When the smoke cleared, the stolen cattle walked out into the morning over Cacus’s body.
Evander and the Altar
Evander, the Arcadian king who had settled his people on the Palatine, came down to the river to see what had shaken his hill. He found Hercules standing among the recovered herd with soot on his skin and Cacus dead in the open cave above. Evander recognized what he was looking at. He had heard the prophecy from his mother, the seer Carmenta: that a son of Jupiter would come to this place and kill the thing on the Aventine.
Evander built an altar on the spot - the Ara Maxima, the Great Altar, in what would later become the Forum Boarium, Rome’s cattle market. He established rites. He appointed the Potitii and Pinarii, two local families, as hereditary priests of the cult. Hercules himself, according to the tradition, instructed them in the proper forms of sacrifice. The Potitii arrived on time and received the meat and entrails; the Pinarii arrived late and were excluded from the inner portions forever after.
The Ara Maxima stood for centuries. Roman generals tithed a tenth of their spoils there before triumphs. Merchants swore oaths at the altar with their heads uncovered - a Greek custom preserved in this one Roman rite, because Hercules was Greek and the cult remembered it. No women were permitted at the sacrifice. No dogs were allowed within the precinct.

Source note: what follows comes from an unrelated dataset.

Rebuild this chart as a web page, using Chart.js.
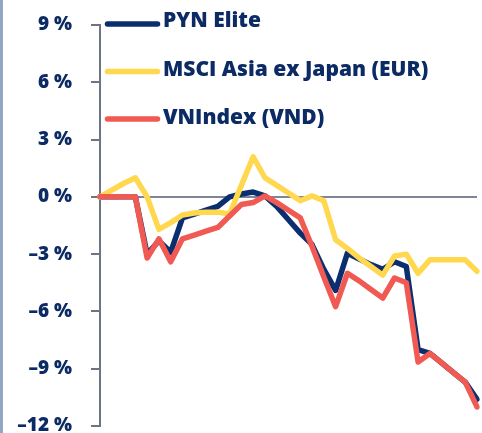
<!DOCTYPE html>
<html>
<head>
<meta charset="utf-8">
<script src="https://cdn.jsdelivr.net/npm/chart.js@4"></script>
<style>
  html, body { margin: 0; padding: 0; background: #fff; }
  #wrap { position: relative; width: 482px; height: 433px; }
  #stripe { position: absolute; left: 0; top: 0; width: 3px; height: 433px; background: #93a6c2; }
</style>
</head>
<body>
<div id="wrap">
  <canvas id="perfChart" width="482" height="433"></canvas>
  <div id="stripe"></div>
</div>
<script>
// weekly points, no x labels shown on the chart
const weeks = [];
for (let i = 0; i < 33; ++i) {
    weeks.push(i + 1);
}

const pynElite = [0, 0, 0, 0, -3.0, -2.3, -2.9, -1.1, -0.9, -0.7, -0.5, 0.0, 0.15, 0.25, 0.05, -0.5,
    -1.2, -1.9, -2.5, -3.8, -4.9, -2.95, -3.25, -3.55, -3.8, -3.4, -3.65, -8.0, -8.2, -8.7, -9.2, -9.7, -10.6];

const msciAsia = [0, 0.35, 0.7, 1.0, 0.0, -1.7, -1.35, -0.95, -0.85, -0.8, -0.8, -0.9, 0.6, 2.1, 1.0, 0.6,
    0.2, -0.2, 0.05, -0.2, -2.25, -2.7, -3.2, -3.65, -4.1, -3.1, -3.0, -4.0, -3.3, -3.3, -3.3, -3.3, -3.9];

const vnIndex = [0, 0, 0, 0, -3.2, -2.2, -3.4, -2.2, -2.0, -1.8, -1.6, -1.0, -0.4, -0.3, 0.05, -0.3,
    -0.7, -1.1, -2.6, -4.2, -5.75, -4.0, -4.4, -4.85, -5.3, -4.25, -4.5, -8.65, -8.2, -8.7, -9.2, -9.7, -11.0];

const yTicks = [9, 6, 3, 0, -3, -6, -9, -12];

const NAVY = '#0c2a63';
const AXIS_GREY = '#6c7486';
const TEXT_FONT = '"Open Sans", sans-serif';

function lineSet(label, data, color, order) {
    return {
        label: label,
        data: data,
        borderColor: color,
        backgroundColor: color,
        borderWidth: 5.5,
        borderJoinStyle: 'round',
        borderCapStyle: 'round',
        pointRadius: 0,
        tension: 0,
        order: order
    };
}

// legend drawn at fixed spots in the top left corner
const cornerLegend = {
    id: 'cornerLegend',
    afterDraw(chart) {
        const ctx = chart.ctx;
        ctx.save();
        chart.data.datasets.forEach((ds, i) => {
            const lineY = 24 + i * 47.5;
            ctx.strokeStyle = ds.borderColor;
            ctx.lineWidth = 5.5;
            ctx.lineCap = 'round';
            ctx.beginPath();
            ctx.moveTo(107.5, lineY);
            ctx.lineTo(157.5, lineY);
            ctx.stroke();

            ctx.fillStyle = NAVY;
            ctx.font = '800 21px ' + TEXT_FONT;
            ctx.textBaseline = 'alphabetic';
            ctx.textAlign = 'left';
            ctx.fillText(ds.label, 163, 27 + i * 48.5);
        });
        ctx.restore();
    }
};

const config = {
    type: 'line',
    data: {
        labels: weeks,
        datasets: [
            lineSet('PYN Elite', pynElite, '#0b2f6e', 2),
            lineSet('MSCI Asia ex Japan (EUR)', msciAsia, '#ffd84f', 1),
            lineSet('VNIndex (VND)', vnIndex, '#f05a52', 0)
        ]
    },
    options: {
        responsive: false,
        animation: false,
        layout: {
            padding: { left: 0, right: 5, top: 25, bottom: 7 }
        },
        plugins: {
            legend: { display: false },
            tooltip: { enabled: false }
        },
        scales: {
            x: {
                display: false
            },
            y: {
                min: -12,
                max: 9,
                afterBuildTicks: (scale) => {
                    scale.ticks = yTicks.map(v => ({ value: v }));
                },
                afterFit: (scale) => {
                    scale.width = 100;
                    scale.paddingTop = 0;
                    scale.paddingBottom = 0;
                },
                border: {
                    display: true,
                    color: AXIS_GREY,
                    width: 2
                },
                grid: {
                    drawOnChartArea: true,
                    color: (ctx) => (ctx.tick && ctx.tick.value === 0) ? '#7d8597' : 'transparent',
                    lineWidth: 2,
                    tickColor: AXIS_GREY,
                    tickLength: 9,
                    tickWidth: 2
                },
                ticks: {
                    padding: 19,
                    color: NAVY,
                    font: { family: TEXT_FONT, size: 19, weight: '800' },
                    callback: (v) => (v < 0 ? '\u2013' + Math.abs(v) : v) + ' %'
                }
            }
        }
    },
    plugins: [cornerLegend]
};

const perfChart = new Chart(document.getElementById('perfChart'), config);
</script>
</body>
</html>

The reasons were old enough that even the antiquarians disagreed about them.
The cave on the Aventine eventually collapsed or was built over. The cattle market remained. The altar remained. And when Aeneas arrived at the same riverbank, generations later, Evander told him the whole story - the bones at the cave mouth, the backward hoofprints, the stone torn open - while the smoke of a fresh offering to Hercules rose from the Ara Maxima behind them.